I believe Travis will be back on the road this morning. Perhaps even early in the morning. I think he has plans to go as far as Mae Sariang today. On a previous trip years ago, he had stayed at Above the Sea in Mae Sariang, and he was going to stay there again. Like me, he was fond of that town. And after Mae Sariang, he is going to ride around the Mae Hong Son Loop, taking in places like Ban Rak Thai along the way. He has been to all these places before, but on that trip, he had rented a pick-up truck in Chiang Mai. It sounds like that was a very different experience compared to riding a scooter. What’s interesting is that Travis owns an 1100cc motorcycle in Australia, and he is an experienced rider on big, powerful bikes like that. Therefore, puttering around the Mae Hong Son Loop on a 155cc scooter is a new experience. I think he is enjoying it very much, but sitting on such a small and lower-powered machine is definitely something he had to adjust to and get used to.

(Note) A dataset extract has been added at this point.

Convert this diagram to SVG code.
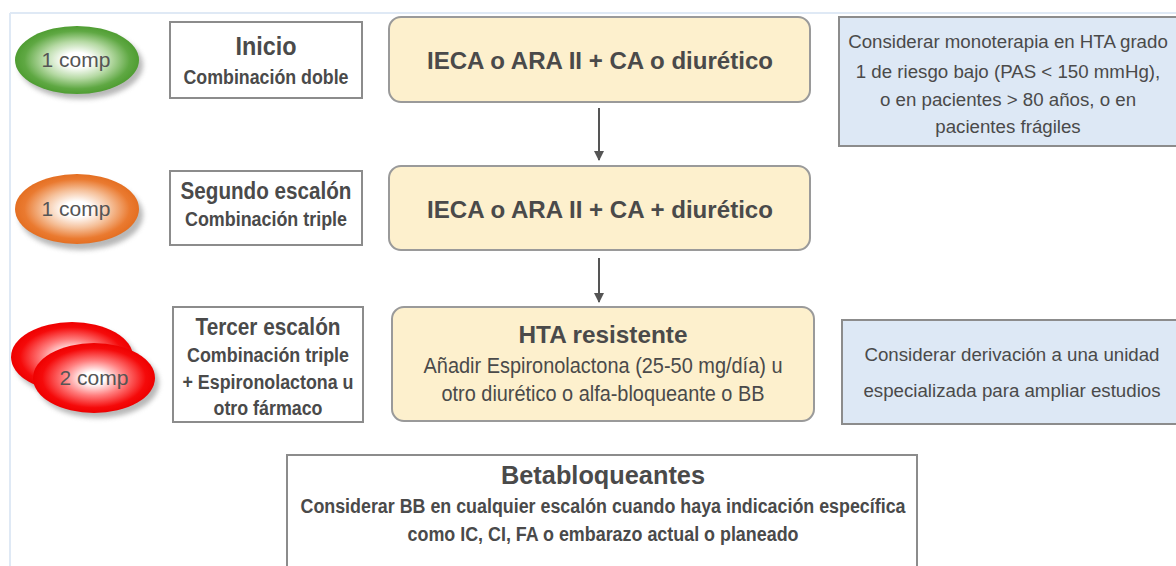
<svg xmlns="http://www.w3.org/2000/svg" width="1176" height="566" viewBox="0 0 1176 566">
<defs>
<style>
.bold{font-family:"Liberation Sans",Arial,sans-serif;font-weight:bold;fill:#4a4a4a;text-anchor:middle}
.reg{font-family:"Liberation Sans",Arial,sans-serif;fill:#4a4a4a;text-anchor:middle}
.note{font-family:"Liberation Sans",Arial,sans-serif;fill:#4a4a4a;text-anchor:middle;font-size:18.7px}
.step{fill:#ffffff;stroke:#8c8c8c;stroke-width:2}
.drug{fill:#fdf0cd;stroke:#9a9a9a;stroke-width:2}
.blue{fill:#dde8f5;stroke:#8c8c8c;stroke-width:2}
.comp{font-family:"Liberation Sans",Arial,sans-serif;fill:#555555;font-size:21px;text-anchor:middle}
.conn{stroke:#555555;stroke-width:2;fill:none}
</style>
<radialGradient id="gGreen" cx="0.5" cy="0.5" r="0.5">
<stop offset="0.22" stop-color="#ffffff"/><stop offset="0.55" stop-color="#b5d9a3"/><stop offset="0.85" stop-color="#5fa843"/><stop offset="1" stop-color="#4f9d32"/>
</radialGradient>
<radialGradient id="gOrange" cx="0.5" cy="0.5" r="0.5">
<stop offset="0.22" stop-color="#ffffff"/><stop offset="0.55" stop-color="#f5bf98"/><stop offset="0.85" stop-color="#ea7a30"/><stop offset="1" stop-color="#e46f22"/>
</radialGradient>
<radialGradient id="gRed" cx="0.5" cy="0.5" r="0.5">
<stop offset="0.18" stop-color="#ffffff"/><stop offset="0.5" stop-color="#ff7e7e"/><stop offset="0.85" stop-color="#f50a0a"/><stop offset="1" stop-color="#ee0000"/>
</radialGradient>
<filter id="sh" x="-20%" y="-20%" width="140%" height="150%">
<feGaussianBlur stdDeviation="2.5"/>
</filter>
<marker id="arr" viewBox="0 0 10 10" refX="9" refY="5" markerWidth="5" markerHeight="5" orient="auto" markerUnits="strokeWidth">
<path d="M0,0 L10,5 L0,10 z" fill="#555555"/>
</marker>
</defs>
<rect x="0" y="0" width="1176" height="566" fill="#ffffff"/>
<g id="frame">
<line x1="10" y1="13" x2="1176" y2="13" stroke="#dfe9f5" stroke-width="2"/>
<line x1="10" y1="13" x2="10" y2="566" stroke="#dfe9f5" stroke-width="2"/>
</g>

<g id="comp1">
<ellipse cx="81" cy="65" rx="62" ry="34" fill="#888888" opacity="0.6" filter="url(#sh)"/>
<ellipse cx="77" cy="60" rx="62" ry="34" fill="url(#gGreen)"/>
<text class="comp" x="76" y="67">1 comp</text>
</g>
<g id="comp2">
<ellipse cx="81" cy="215" rx="62" ry="35" fill="#888888" opacity="0.6" filter="url(#sh)"/>
<ellipse cx="77" cy="209" rx="62" ry="35" fill="url(#gOrange)"/>
<text class="comp" x="76" y="216">1 comp</text>
</g>
<g id="comp3">
<ellipse cx="76" cy="362" rx="61" ry="35" fill="#888888" opacity="0.6" filter="url(#sh)"/>
<ellipse cx="72" cy="357" rx="61" ry="35" fill="url(#gRed)"/>
<ellipse cx="98" cy="383" rx="61" ry="35" fill="#888888" opacity="0.6" filter="url(#sh)"/>
<ellipse cx="94" cy="378" rx="61" ry="35" fill="url(#gRed)"/>
<text class="comp" x="94" y="385">2 comp</text>
</g>

<g id="step1">
<rect class="step" x="170" y="22" width="192" height="76"/>
<text class="bold" x="266" y="55" font-size="25" textLength="61" lengthAdjust="spacingAndGlyphs">Inicio</text>
<text class="bold" x="266" y="84" font-size="20" textLength="165" lengthAdjust="spacingAndGlyphs">Combinación doble</text>
</g>
<g id="step2">
<rect class="step" x="170" y="171" width="192" height="74"/>
<text class="bold" x="266" y="199" font-size="23" textLength="171" lengthAdjust="spacingAndGlyphs">Segundo escalón</text>
<text class="bold" x="266" y="226" font-size="20" textLength="162" lengthAdjust="spacingAndGlyphs">Combinación triple</text>
</g>
<g id="step3">
<rect class="step" x="173" y="307" width="190" height="115"/>
<text class="bold" x="268" y="335" font-size="23" textLength="145" lengthAdjust="spacingAndGlyphs">Tercer escalón</text>
<text class="bold" x="268" y="362" font-size="20" textLength="162" lengthAdjust="spacingAndGlyphs">Combinación triple</text>
<text class="bold" x="268" y="389" font-size="20" textLength="171" lengthAdjust="spacingAndGlyphs">+ Espironolactona u</text>
<text class="bold" x="268" y="415" font-size="20" textLength="109" lengthAdjust="spacingAndGlyphs">otro fármaco</text>
</g>

<g id="drug1">
<rect class="drug" x="389" y="17" width="421" height="85" rx="12"/>
<text class="bold" x="600" y="69" font-size="24.5" textLength="346" lengthAdjust="spacingAndGlyphs">IECA o ARA II + CA o diurético</text>
</g>
<g id="drug2">
<rect class="drug" x="389" y="166" width="421" height="84" rx="12"/>
<text class="bold" x="600" y="218" font-size="24.5" textLength="346" lengthAdjust="spacingAndGlyphs">IECA o ARA II + CA + diurético</text>
</g>
<g id="drug3">
<rect class="drug" x="392" y="307" width="422" height="114" rx="12"/>
<text class="bold" x="603" y="343" font-size="24.5" textLength="169" lengthAdjust="spacingAndGlyphs">HTA resistente</text>
<text class="reg" x="603" y="373" font-size="22.5" textLength="359" lengthAdjust="spacingAndGlyphs">Añadir Espironolactona (25-50 mg/día) u</text>
<text class="reg" x="603" y="401" font-size="22.5" textLength="323" lengthAdjust="spacingAndGlyphs">otro diurético o alfa-bloqueante o BB</text>
</g>

<g id="note1">
<rect class="blue" x="839" y="17" width="345" height="129"/>
<text class="note" x="1008" y="48">Considerar monoterapia en HTA grado</text>
<text class="note" x="1008" y="78">1 de riesgo bajo (PAS &lt; 150 mmHg),</text>
<text class="note" x="1008" y="106">o en pacientes &gt; 80 años, o en</text>
<text class="note" x="1008" y="133">pacientes frágiles</text>
</g>
<g id="note2">
<rect class="blue" x="842" y="320" width="342" height="104"/>
<text class="note" x="1012" y="361">Considerar derivación a una unidad</text>
<text class="note" x="1012" y="397">especializada para ampliar estudios</text>
</g>

<g id="bb">
<rect class="step" x="287" y="455" width="630" height="120"/>
<text class="bold" x="603" y="484" font-size="25" textLength="204" lengthAdjust="spacingAndGlyphs">Betabloqueantes</text>
<text class="bold" x="603" y="513" font-size="20" textLength="605" lengthAdjust="spacingAndGlyphs">Considerar BB en cualquier escalón cuando haya indicación específica</text>
<text class="bold" x="603" y="541" font-size="20" textLength="391" lengthAdjust="spacingAndGlyphs">como IC, CI, FA o embarazo actual o planeado</text>
</g>

<g id="connectors">
<line class="conn" x1="599" y1="108" x2="599" y2="160" marker-end="url(#arr)"/>
<line class="conn" x1="599" y1="258" x2="599" y2="302" marker-end="url(#arr)"/>
</g>
</svg>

After the epic 6-hour conversation, I returned to Phannu House, and I spent the rest of the afternoon and then the evening preparing three more of my Sukhothai videos for posting as Premieres on YouTube. Two of them are scheduled for tonight. They are both shorter videos, and I decided to schedule one for 7 p.m. and the second one for 7:30 p.m. Neither are particularly exciting or even worthy of the Premiere treatment. But I started this project of making the Sukhothai videos a special series of Premieres, so I’m going to follow it through to the end. The next video in the series (after these two) is about my actual visit to the Historical Park. That one is a more typical Planet Doug video. In fact, I tossed aside any restraint in the editing, and it ended up being an hour and a half long. I suspect the experience of watching it as a Premiere will be similar to watching video #2: bad. I watched a lot of the video myself yesterday. I wanted to set up chapters and time codes for the video, so I had to watch it to do that. And I thoroughly enjoyed it. I really did. But I suspect that it will feel completely different watching it as a Premiere with other people. It will likely feel painfully boring and slow. I imagine I will schedule it for Friday night or Saturday night.

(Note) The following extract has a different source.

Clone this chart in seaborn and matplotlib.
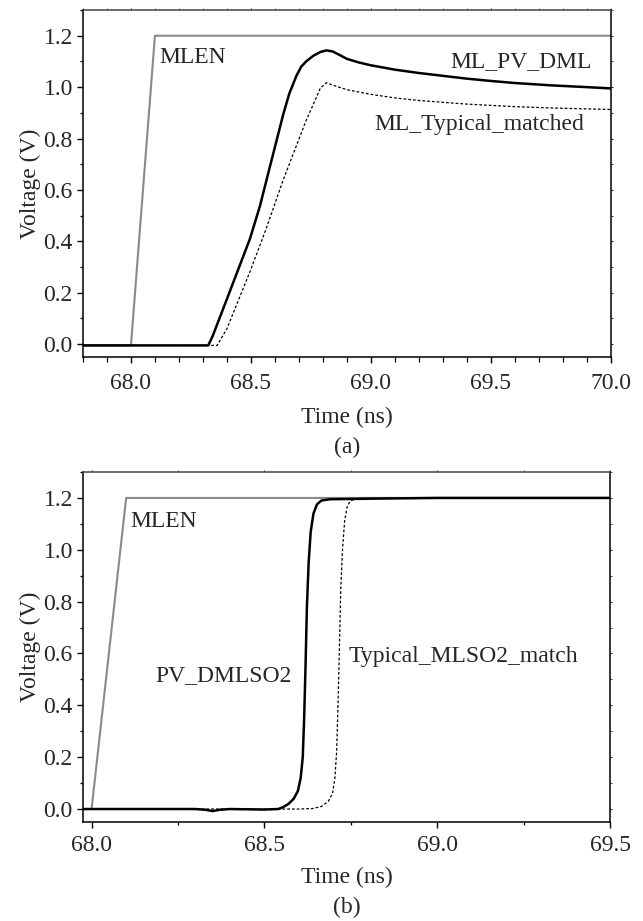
import matplotlib
matplotlib.use('Agg')
import matplotlib.pyplot as plt
from matplotlib.ticker import MultipleLocator, FormatStrFormatter
import seaborn as sns
import pandas as pd

# (a) match-line waveforms
a_mlen_t = [67.8, 68.0, 68.1, 70.0]
a_mlen_v = [-0.005, -0.005, 1.2, 1.2]

a_pv_t = [67.8, 68.322, 68.34, 68.4125, 68.496, 68.5375, 68.579, 68.635, 68.66, 68.69,
          68.71, 68.73, 68.76, 68.79, 68.815, 68.84, 68.87, 68.9, 68.95, 69.0, 69.1,
          69.2, 69.3, 69.4, 69.5, 69.6, 69.75, 69.9, 70.0]
a_pv_v = [-0.005, -0.005, 0.03, 0.206, 0.41, 0.537, 0.69, 0.895, 0.975, 1.045,
          1.08, 1.10, 1.122, 1.137, 1.143, 1.139, 1.125, 1.11, 1.096, 1.085, 1.068,
          1.055, 1.044, 1.033, 1.024, 1.016, 1.007, 1.0, 0.995]

a_typ_t = [67.8, 68.359, 68.40, 68.496, 68.56, 68.635, 68.73, 68.79, 68.815, 68.85,
           68.9, 69.0, 69.1, 69.2, 69.3, 69.4, 69.5, 69.6, 69.75, 70.0]
a_typ_v = [-0.005, -0.005, 0.06, 0.282, 0.44, 0.64, 0.87, 0.997, 1.017, 1.005,
           0.99, 0.972, 0.958, 0.948, 0.941, 0.934, 0.929, 0.924, 0.919, 0.913]

# (b) sense-amp outputs
b_mlen_t = [67.975, 68.0, 68.1, 69.5]
b_mlen_v = [0.0, 0.0, 1.2, 1.2]

b_pv_t = [67.975, 68.3, 68.33, 68.35, 68.37, 68.4, 68.5, 68.54, 68.555, 68.57, 68.585,
          68.597, 68.605, 68.611, 68.615, 68.619, 68.623, 68.628, 68.634, 68.642,
          68.652, 68.665, 68.69, 68.8, 69.0, 69.5]
b_pv_v = [0.0, 0.0, -0.003, -0.008, -0.003, 0.0, -0.002, 0.0, 0.008, 0.02, 0.04,
          0.07, 0.12, 0.2, 0.35, 0.55, 0.78, 0.95, 1.07, 1.14,
          1.175, 1.19, 1.195, 1.197, 1.2, 1.2]

b_typ_t = [67.975, 68.6, 68.64, 68.665, 68.685, 68.697, 68.704, 68.709, 68.713, 68.717,
           68.721, 68.726, 68.732, 68.74, 68.75, 68.77, 69.0, 69.5]
b_typ_v = [0.0, 0.0, 0.002, 0.01, 0.03, 0.06, 0.12, 0.22, 0.4, 0.62,
           0.85, 1.0, 1.11, 1.17, 1.19, 1.198, 1.2, 1.2]

sns.set_style('ticks')
plt.rcParams['font.family'] = ['Liberation Serif', 'DejaVu Serif']
plt.rcParams['font.size'] = 17

fig = plt.figure(figsize=(6.43, 9.21), dpi=100)
ax1 = fig.add_axes([0.129, 0.6124, 0.821, 0.3767])
ax2 = fig.add_axes([0.129, 0.1075, 0.8197, 0.38])

GRAY = '#8a8a8a'


def draw(ax, mlen, pv, typ):
    sns.lineplot(data=pd.DataFrame({'t': mlen[0], 'v': mlen[1]}), x='t', y='v', ax=ax,
                 color=GRAY, lw=1.5, sort=False, estimator=None)
    sns.lineplot(data=pd.DataFrame({'t': typ[0], 'v': typ[1]}), x='t', y='v', ax=ax,
                 color='black', lw=0.9, sort=False, estimator=None)
    ax.lines[-1].set_dashes((2.2, 1.6))
    sns.lineplot(data=pd.DataFrame({'t': pv[0], 'v': pv[1]}), x='t', y='v', ax=ax,
                 color='black', lw=1.8, sort=False, estimator=None)


def style(ax, xlim, xminor, xpad, labelpad):
    ax.set_xlim(*xlim)
    ax.set_ylim(-0.05, 1.3)
    ax.xaxis.set_major_locator(MultipleLocator(0.5))
    ax.xaxis.set_minor_locator(MultipleLocator(xminor))
    ax.yaxis.set_major_locator(MultipleLocator(0.2))
    ax.yaxis.set_minor_locator(MultipleLocator(0.1))
    ax.xaxis.set_major_formatter(FormatStrFormatter('%.1f'))
    ax.yaxis.set_major_formatter(FormatStrFormatter('%.1f'))
    ax.tick_params(which='major', direction='out', length=4.3, width=1.0, pad=3,
                   labelsize=17, color='black')
    ax.tick_params(which='minor', direction='out', length=2.2, width=0.9, color='black')
    ax.tick_params(axis='x', which='major', pad=xpad)
    ax.tick_params(axis='x', which='minor', length=3.5 if xminor < 0.2 else 1.8)
    for s in ax.spines.values():
        s.set_visible(True)
        s.set_linewidth(1.1)
        s.set_color('black')
    ax.spines['top'].set_color('#444444')
    sec = ax.secondary_xaxis('top')
    sec.xaxis.set_major_locator(MultipleLocator(0.5))
    sec.xaxis.set_minor_locator(MultipleLocator(xminor))
    sec.tick_params(which='both', direction='out', length=1.5, labeltop=False, color='#444444')
    sec.spines['top'].set_visible(False)
    secy = ax.secondary_yaxis('right')
    secy.yaxis.set_major_locator(MultipleLocator(0.2))
    secy.yaxis.set_minor_locator(MultipleLocator(0.1))
    secy.tick_params(which='both', direction='out', length=1.5, labelright=False)
    secy.spines['right'].set_visible(False)
    ax.set_xlabel('Time (ns)', fontsize=17, labelpad=labelpad)
    ax.set_ylabel('Voltage (V)', fontsize=17, labelpad=2)


draw(ax1, (a_mlen_t, a_mlen_v), (a_pv_t, a_pv_v), (a_typ_t, a_typ_v))
style(ax1, (67.8, 70.0), 0.1, 7.3, 9)
ax1.text(68.12, 1.115, 'MLEN', fontsize=17, va='center', ha='left')
ax1.text(69.92, 1.10, 'ML_PV_DML', fontsize=17, va='center', ha='right')
ax1.text(69.89, 0.855, 'ML_Typical_matched', fontsize=17, va='center', ha='right')

draw(ax2, (b_mlen_t, b_mlen_v), (b_pv_t, b_pv_v), (b_typ_t, b_typ_v))
style(ax2, (67.975, 69.5), 0.25, 5, 7.6)
ax2.text(68.113, 1.11, 'MLEN', fontsize=17, va='center', ha='left')
ax2.text(68.184, 0.514, 'PV_DMLSO2', fontsize=17, va='center', ha='left')
ax2.text(68.744, 0.588, 'Typical_MLSO2_match', fontsize=17, va='center', ha='left')

fig.text(0.5 * (0.129 + 0.950), 1 - 447 / 921, '(a)', fontsize=17, ha='center', va='center')
fig.text(0.5 * (0.129 + 0.949), 1 - 907 / 921, '(b)', fontsize=17, ha='center', va='center')

plt.savefig('out.png', dpi=100)
plt.close()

That will leave another long video about my visit to Wat Si Chum, the Thuriang Kilns, the Visitor Center, and Wat Phrapang Luang. And then I have a short video about Sukhothai noodles. Unfortunately, I don’t have any kind of a concluding video for the series. At the end of my trip to Sukhothai, I just rode my scooter to Tak City and then back to Mae Sot without recording any video of the trip. So my video record of my Sukhothai trip just stops suddenly. There is no natural conclusion. That’s unfortunate.

I haven’t done very much with my other plans concerning the Planet Doug website. I’ve been busy with other things. I still don’t have a clear idea of what form the website will take, so I’m holding off on choosing a theme. The choice of a theme and a layout really does depend on the type of content you post. So I was thinking that it would be a wise idea to just let some time pass and see how the content develops. I can follow my instincts about what kind of posts to make and how I use the website. And once it contains a variety of posts, I can then better organize them using an appropriate layout and set of categories and menus. At the moment, I’ve only posted journal entries as a daily blog and one post about the Premiere announcement. And that gives me two Categories to start with:

Daily Journal
News Feed

Over time, I will develop more Categories and create a list of other sections I want to have on the website. And once that takes shape, I can look for an appropriate theme. I imagine the theme will be a news theme with lots of dropdown menus. That’s the kind of website structure that I like.